How visionary leaders talk. Noah Zandan is a data scientist who analyzes communication, and he was curious: what makes a CEO or politician sound compelling? He set out to analyze how leaders talk, and he noticed three things about these people he calls visionaries. The most striking thing: “I assumed they would create this vivid picture of future world with all its benefits, but the distinguishing factor was that they speak in the present.” They say “we plan to achieve these results” versus “we will achieve these results” — they talk 15% more about today and 14% less about tomorrow. The second thing Zandan noticed: visionary leaders communicate with clear, simple language. They focus on cause and effect, and speak 20% more clearly than the average communicator. The third thing: they favor the second-person pronoun “you,” and opt for sensory language, the kind of words that pop ideas to life for listeners. “We all want to hear vision and we all want our visions to be heard,” says Zandan. “With data we now know how.”

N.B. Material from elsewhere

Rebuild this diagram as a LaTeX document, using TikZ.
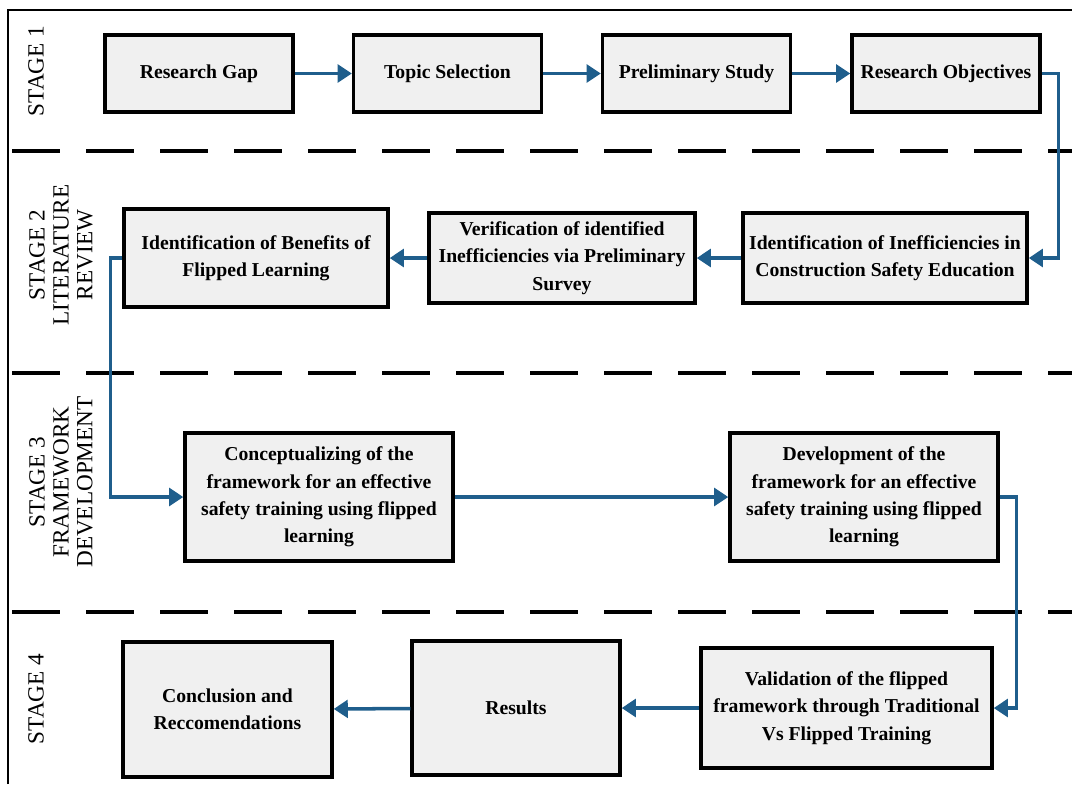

In defense of strangers. When we talk to strangers, we shift our perceptions on who counts as human. And as Kio Stark, author of the upcoming TED Book When Strangers Meet, says, “Seeing someone as an individual is a political act.” Stark wants you to try talking to more people you don’t know. She personally loves speaking to strangers: she makes eye contact in the street, says hello, listens. One day in New York when an old man told her not to stand on a storm drain because she “might disappear,” she thought it was silly — but she stepped off. And they had a moment. In many parts of the world we’re taught not to trust strangers. “Instead of using our perceptions and making choices,” she says, “We rely on this category of ‘stranger.’” But, says Stark, there are two great benefits to talking to strangers: first, it brings a special form of closeness we can’t get from friends and family, because there are no consequences; and second, we often expect loved ones to read our minds, and with strangers we have to tell the whole story to be understood. It’s a practice all of us should take on.